## Exercise objective
Do not include the pictures; repeat the rest of the data exactly.
#### Data excerpt
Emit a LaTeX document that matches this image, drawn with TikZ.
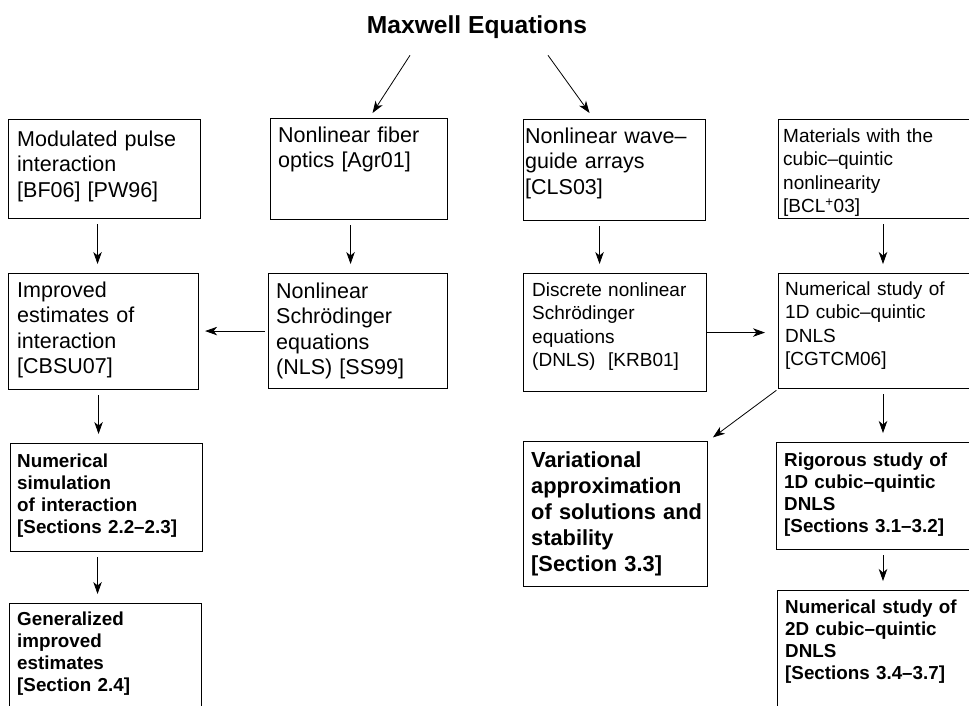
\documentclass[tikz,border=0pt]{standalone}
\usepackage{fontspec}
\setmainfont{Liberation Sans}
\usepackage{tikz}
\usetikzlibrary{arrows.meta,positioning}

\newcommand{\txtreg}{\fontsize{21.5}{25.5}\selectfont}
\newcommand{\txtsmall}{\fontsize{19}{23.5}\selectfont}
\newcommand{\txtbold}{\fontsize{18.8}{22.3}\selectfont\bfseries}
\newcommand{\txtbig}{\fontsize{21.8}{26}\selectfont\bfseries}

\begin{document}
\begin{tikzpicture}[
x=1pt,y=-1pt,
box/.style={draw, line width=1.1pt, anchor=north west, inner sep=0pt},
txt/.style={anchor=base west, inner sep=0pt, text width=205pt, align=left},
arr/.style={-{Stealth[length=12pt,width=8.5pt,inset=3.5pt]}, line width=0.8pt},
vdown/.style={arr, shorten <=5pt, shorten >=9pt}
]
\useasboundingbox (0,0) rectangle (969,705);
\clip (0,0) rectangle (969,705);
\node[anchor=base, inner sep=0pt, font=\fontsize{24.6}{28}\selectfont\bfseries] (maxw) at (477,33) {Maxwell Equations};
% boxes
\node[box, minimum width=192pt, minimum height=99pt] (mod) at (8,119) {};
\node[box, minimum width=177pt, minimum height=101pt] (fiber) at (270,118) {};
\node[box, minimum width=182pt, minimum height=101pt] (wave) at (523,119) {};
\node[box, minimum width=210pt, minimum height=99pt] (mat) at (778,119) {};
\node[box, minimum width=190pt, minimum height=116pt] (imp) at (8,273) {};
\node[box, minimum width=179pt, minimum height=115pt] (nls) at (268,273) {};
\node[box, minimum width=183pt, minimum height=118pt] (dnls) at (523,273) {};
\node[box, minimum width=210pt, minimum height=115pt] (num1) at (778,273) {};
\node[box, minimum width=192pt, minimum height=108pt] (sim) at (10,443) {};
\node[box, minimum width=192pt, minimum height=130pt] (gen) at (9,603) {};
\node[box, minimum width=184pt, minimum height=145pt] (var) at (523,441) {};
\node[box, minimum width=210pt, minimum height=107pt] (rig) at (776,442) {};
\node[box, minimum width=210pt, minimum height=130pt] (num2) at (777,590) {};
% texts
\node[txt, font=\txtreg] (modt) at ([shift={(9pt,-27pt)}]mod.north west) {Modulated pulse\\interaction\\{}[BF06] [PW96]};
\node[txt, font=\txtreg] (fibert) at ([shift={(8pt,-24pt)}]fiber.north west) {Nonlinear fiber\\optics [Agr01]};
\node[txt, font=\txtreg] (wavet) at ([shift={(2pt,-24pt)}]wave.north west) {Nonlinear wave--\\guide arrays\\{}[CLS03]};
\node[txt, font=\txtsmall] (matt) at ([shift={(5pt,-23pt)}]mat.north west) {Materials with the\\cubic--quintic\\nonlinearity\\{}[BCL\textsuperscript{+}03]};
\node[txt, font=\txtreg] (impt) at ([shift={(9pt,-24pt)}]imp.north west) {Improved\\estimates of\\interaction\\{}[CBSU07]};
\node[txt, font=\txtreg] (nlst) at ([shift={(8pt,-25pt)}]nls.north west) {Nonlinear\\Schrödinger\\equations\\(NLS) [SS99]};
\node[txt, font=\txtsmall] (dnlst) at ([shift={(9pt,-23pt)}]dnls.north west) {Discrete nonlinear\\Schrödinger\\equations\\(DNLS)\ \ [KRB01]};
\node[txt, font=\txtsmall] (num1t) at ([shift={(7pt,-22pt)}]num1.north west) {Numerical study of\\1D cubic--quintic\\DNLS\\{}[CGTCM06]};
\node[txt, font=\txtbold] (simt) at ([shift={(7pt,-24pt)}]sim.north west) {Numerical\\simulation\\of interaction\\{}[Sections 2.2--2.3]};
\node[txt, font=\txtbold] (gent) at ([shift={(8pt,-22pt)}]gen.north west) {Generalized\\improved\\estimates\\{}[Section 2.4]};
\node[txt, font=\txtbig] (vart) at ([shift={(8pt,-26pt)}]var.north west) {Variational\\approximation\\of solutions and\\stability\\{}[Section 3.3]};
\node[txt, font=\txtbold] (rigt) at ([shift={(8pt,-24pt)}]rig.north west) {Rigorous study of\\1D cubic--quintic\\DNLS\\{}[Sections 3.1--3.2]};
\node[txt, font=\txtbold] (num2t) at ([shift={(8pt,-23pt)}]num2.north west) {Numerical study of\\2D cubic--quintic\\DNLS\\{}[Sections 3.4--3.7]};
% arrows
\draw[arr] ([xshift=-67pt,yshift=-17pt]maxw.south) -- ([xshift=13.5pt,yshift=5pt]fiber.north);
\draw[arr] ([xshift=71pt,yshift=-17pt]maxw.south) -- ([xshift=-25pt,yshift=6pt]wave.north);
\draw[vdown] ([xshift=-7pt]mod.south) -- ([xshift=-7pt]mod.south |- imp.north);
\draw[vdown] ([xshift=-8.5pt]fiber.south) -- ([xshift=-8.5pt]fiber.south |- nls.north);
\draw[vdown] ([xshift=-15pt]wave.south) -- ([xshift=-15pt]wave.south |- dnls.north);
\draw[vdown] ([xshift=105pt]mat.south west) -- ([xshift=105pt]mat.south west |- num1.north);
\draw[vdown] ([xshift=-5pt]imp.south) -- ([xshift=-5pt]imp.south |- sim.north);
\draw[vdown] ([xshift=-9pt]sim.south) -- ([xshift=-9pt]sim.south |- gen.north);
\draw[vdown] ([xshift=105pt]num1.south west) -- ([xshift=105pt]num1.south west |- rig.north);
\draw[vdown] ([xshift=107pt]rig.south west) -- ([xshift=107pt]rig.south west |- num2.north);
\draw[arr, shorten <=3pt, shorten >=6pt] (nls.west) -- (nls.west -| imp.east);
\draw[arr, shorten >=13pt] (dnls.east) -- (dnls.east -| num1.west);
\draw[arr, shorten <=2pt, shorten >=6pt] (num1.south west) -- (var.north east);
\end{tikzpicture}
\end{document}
########
## Exercise solution
Emit a LaTeX document that matches this image, drawn with TikZ.
\documentclass[tikz,border=0pt]{standalone}
\usepackage{fontspec}
\setmainfont{Liberation Sans}
\usepackage{tikz}
\usetikzlibrary{arrows.meta,positioning}

\newcommand{\txtreg}{\fontsize{21.5}{25.5}\selectfont}
\newcommand{\txtsmall}{\fontsize{19}{23.5}\selectfont}
\newcommand{\txtbold}{\fontsize{18.8}{22.3}\selectfont\bfseries}
\newcommand{\txtbig}{\fontsize{21.8}{26}\selectfont\bfseries}

\begin{document}
\begin{tikzpicture}[
x=1pt,y=-1pt,
box/.style={draw, line width=1.1pt, anchor=north west, inner sep=0pt},
txt/.style={anchor=base west, inner sep=0pt, text width=205pt, align=left},
arr/.style={-{Stealth[length=12pt,width=8.5pt,inset=3.5pt]}, line width=0.8pt},
vdown/.style={arr, shorten <=5pt, shorten >=9pt}
]
\useasboundingbox (0,0) rectangle (969,705);
\clip (0,0) rectangle (969,705);
\node[anchor=base, inner sep=0pt, font=\fontsize{24.6}{28}\selectfont\bfseries] (maxw) at (477,33) {Maxwell Equations};
% boxes
\node[box, minimum width=192pt, minimum height=99pt] (mod) at (8,119) {};
\node[box, minimum width=177pt, minimum height=101pt] (fiber) at (270,118) {};
\node[box, minimum width=182pt, minimum height=101pt] (wave) at (523,119) {};
\node[box, minimum width=210pt, minimum height=99pt] (mat) at (778,119) {};
\node[box, minimum width=190pt, minimum height=116pt] (imp) at (8,273) {};
\node[box, minimum width=179pt, minimum height=115pt] (nls) at (268,273) {};
\node[box, minimum width=183pt, minimum height=118pt] (dnls) at (523,273) {};
\node[box, minimum width=210pt, minimum height=115pt] (num1) at (778,273) {};
\node[box, minimum width=192pt, minimum height=108pt] (sim) at (10,443) {};
\node[box, minimum width=192pt, minimum height=130pt] (gen) at (9,603) {};
\node[box, minimum width=184pt, minimum height=145pt] (var) at (523,441) {};
\node[box, minimum width=210pt, minimum height=107pt] (rig) at (776,442) {};
\node[box, minimum width=210pt, minimum height=130pt] (num2) at (777,590) {};
% texts
\node[txt, font=\txtreg] (modt) at ([shift={(9pt,-27pt)}]mod.north west) {Modulated pulse\\interaction\\{}[BF06] [PW96]};
\node[txt, font=\txtreg] (fibert) at ([shift={(8pt,-24pt)}]fiber.north west) {Nonlinear fiber\\optics [Agr01]};
\node[txt, font=\txtreg] (wavet) at ([shift={(2pt,-24pt)}]wave.north west) {Nonlinear wave--\\guide arrays\\{}[CLS03]};
\node[txt, font=\txtsmall] (matt) at ([shift={(5pt,-23pt)}]mat.north west) {Materials with the\\cubic--quintic\\nonlinearity\\{}[BCL\textsuperscript{+}03]};
\node[txt, font=\txtreg] (impt) at ([shift={(9pt,-24pt)}]imp.north west) {Improved\\estimates of\\interaction\\{}[CBSU07]};
\node[txt, font=\txtreg] (nlst) at ([shift={(8pt,-25pt)}]nls.north west) {Nonlinear\\Schrödinger\\equations\\(NLS) [SS99]};
\node[txt, font=\txtsmall] (dnlst) at ([shift={(9pt,-23pt)}]dnls.north west) {Discrete nonlinear\\Schrödinger\\equations\\(DNLS)\ \ [KRB01]};
\node[txt, font=\txtsmall] (num1t) at ([shift={(7pt,-22pt)}]num1.north west) {Numerical study of\\1D cubic--quintic\\DNLS\\{}[CGTCM06]};
\node[txt, font=\txtbold] (simt) at ([shift={(7pt,-24pt)}]sim.north west) {Numerical\\simulation\\of interaction\\{}[Sections 2.2--2.3]};
\node[txt, font=\txtbold] (gent) at ([shift={(8pt,-22pt)}]gen.north west) {Generalized\\improved\\estimates\\{}[Section 2.4]};
\node[txt, font=\txtbig] (vart) at ([shift={(8pt,-26pt)}]var.north west) {Variational\\approximation\\of solutions and\\stability\\{}[Section 3.3]};
\node[txt, font=\txtbold] (rigt) at ([shift={(8pt,-24pt)}]rig.north west) {Rigorous study of\\1D cubic--quintic\\DNLS\\{}[Sections 3.1--3.2]};
\node[txt, font=\txtbold] (num2t) at ([shift={(8pt,-23pt)}]num2.north west) {Numerical study of\\2D cubic--quintic\\DNLS\\{}[Sections 3.4--3.7]};
% arrows
\draw[arr] ([xshift=-67pt,yshift=-17pt]maxw.south) -- ([xshift=13.5pt,yshift=5pt]fiber.north);
\draw[arr] ([xshift=71pt,yshift=-17pt]maxw.south) -- ([xshift=-25pt,yshift=6pt]wave.north);
\draw[vdown] ([xshift=-7pt]mod.south) -- ([xshift=-7pt]mod.south |- imp.north);
\draw[vdown] ([xshift=-8.5pt]fiber.south) -- ([xshift=-8.5pt]fiber.south |- nls.north);
\draw[vdown] ([xshift=-15pt]wave.south) -- ([xshift=-15pt]wave.south |- dnls.north);
\draw[vdown] ([xshift=105pt]mat.south west) -- ([xshift=105pt]mat.south west |- num1.north);
\draw[vdown] ([xshift=-5pt]imp.south) -- ([xshift=-5pt]imp.south |- sim.north);
\draw[vdown] ([xshift=-9pt]sim.south) -- ([xshift=-9pt]sim.south |- gen.north);
\draw[vdown] ([xshift=105pt]num1.south west) -- ([xshift=105pt]num1.south west |- rig.north);
\draw[vdown] ([xshift=107pt]rig.south west) -- ([xshift=107pt]rig.south west |- num2.north);
\draw[arr, shorten <=3pt, shorten >=6pt] (nls.west) -- (nls.west -| imp.east);
\draw[arr, shorten >=13pt] (dnls.east) -- (dnls.east -| num1.west);
\draw[arr, shorten <=2pt, shorten >=6pt] (num1.south west) -- (var.north east);
\end{tikzpicture}
\end{document}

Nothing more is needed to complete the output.